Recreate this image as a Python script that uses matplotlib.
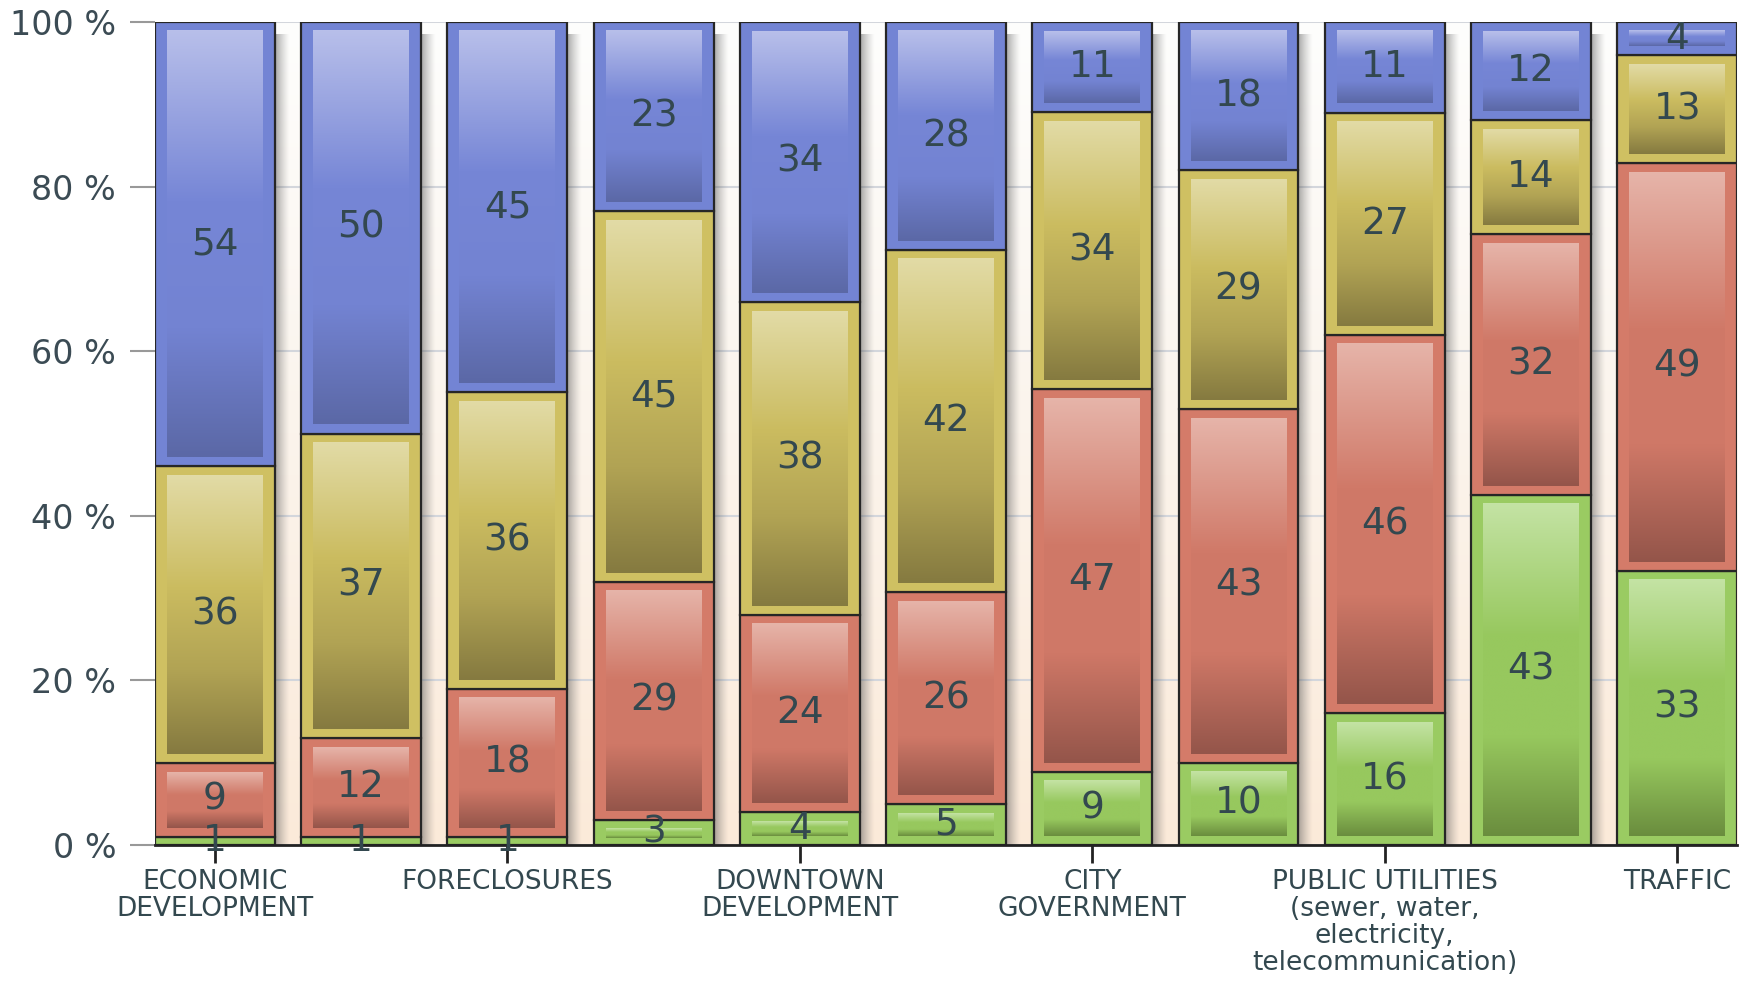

--

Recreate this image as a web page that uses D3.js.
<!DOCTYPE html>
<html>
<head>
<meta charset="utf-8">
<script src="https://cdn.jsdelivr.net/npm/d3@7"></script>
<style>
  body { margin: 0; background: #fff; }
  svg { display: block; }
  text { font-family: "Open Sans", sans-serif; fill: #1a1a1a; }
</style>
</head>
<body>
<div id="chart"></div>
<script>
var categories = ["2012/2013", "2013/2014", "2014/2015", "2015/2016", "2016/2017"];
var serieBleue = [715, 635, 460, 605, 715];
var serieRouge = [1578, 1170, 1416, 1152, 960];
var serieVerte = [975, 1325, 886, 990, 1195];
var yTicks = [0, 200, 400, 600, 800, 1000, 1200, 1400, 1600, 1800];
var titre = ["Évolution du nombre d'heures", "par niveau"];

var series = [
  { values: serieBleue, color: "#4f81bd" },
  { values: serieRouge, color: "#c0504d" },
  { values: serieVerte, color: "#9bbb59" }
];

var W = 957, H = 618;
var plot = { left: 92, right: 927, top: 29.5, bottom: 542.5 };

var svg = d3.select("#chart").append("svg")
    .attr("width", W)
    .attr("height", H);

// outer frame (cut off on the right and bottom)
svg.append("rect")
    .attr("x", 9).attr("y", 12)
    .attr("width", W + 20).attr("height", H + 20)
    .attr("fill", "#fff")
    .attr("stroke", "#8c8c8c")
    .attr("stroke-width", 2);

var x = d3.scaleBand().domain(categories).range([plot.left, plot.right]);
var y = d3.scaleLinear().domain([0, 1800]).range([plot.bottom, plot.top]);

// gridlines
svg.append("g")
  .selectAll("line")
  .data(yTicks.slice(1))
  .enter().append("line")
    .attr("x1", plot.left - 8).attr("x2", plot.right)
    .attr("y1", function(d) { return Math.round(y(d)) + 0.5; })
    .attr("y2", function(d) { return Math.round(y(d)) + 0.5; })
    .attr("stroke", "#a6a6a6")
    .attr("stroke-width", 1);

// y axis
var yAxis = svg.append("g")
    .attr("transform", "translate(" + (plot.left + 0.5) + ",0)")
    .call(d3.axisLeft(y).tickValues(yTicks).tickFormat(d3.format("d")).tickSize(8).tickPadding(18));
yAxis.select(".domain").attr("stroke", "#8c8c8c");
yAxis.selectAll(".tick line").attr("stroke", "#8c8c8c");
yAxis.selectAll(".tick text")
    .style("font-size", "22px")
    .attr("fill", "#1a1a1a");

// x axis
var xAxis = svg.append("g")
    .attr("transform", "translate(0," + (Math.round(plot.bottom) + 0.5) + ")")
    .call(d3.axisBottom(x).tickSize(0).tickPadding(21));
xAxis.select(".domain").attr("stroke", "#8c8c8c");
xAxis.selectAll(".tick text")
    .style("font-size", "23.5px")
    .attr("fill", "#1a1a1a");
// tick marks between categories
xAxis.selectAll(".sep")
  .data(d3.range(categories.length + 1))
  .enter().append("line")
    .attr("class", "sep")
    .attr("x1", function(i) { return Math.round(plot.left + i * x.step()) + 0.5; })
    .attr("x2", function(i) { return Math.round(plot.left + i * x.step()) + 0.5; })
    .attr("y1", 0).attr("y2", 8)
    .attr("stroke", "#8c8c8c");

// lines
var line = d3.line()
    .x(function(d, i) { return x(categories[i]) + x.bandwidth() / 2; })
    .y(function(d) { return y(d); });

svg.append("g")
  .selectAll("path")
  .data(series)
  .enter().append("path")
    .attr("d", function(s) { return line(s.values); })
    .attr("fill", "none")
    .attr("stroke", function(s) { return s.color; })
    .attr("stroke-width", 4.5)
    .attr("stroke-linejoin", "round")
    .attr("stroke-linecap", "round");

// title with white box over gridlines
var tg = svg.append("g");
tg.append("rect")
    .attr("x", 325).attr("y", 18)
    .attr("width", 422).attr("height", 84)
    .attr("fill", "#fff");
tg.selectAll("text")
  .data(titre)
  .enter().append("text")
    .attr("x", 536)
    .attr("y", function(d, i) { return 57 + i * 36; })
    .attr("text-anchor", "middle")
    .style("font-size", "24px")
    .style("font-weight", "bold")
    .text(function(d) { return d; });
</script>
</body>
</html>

Work required: Count all lines of the data that include "image". The answer is the number alone.

Complete output: 2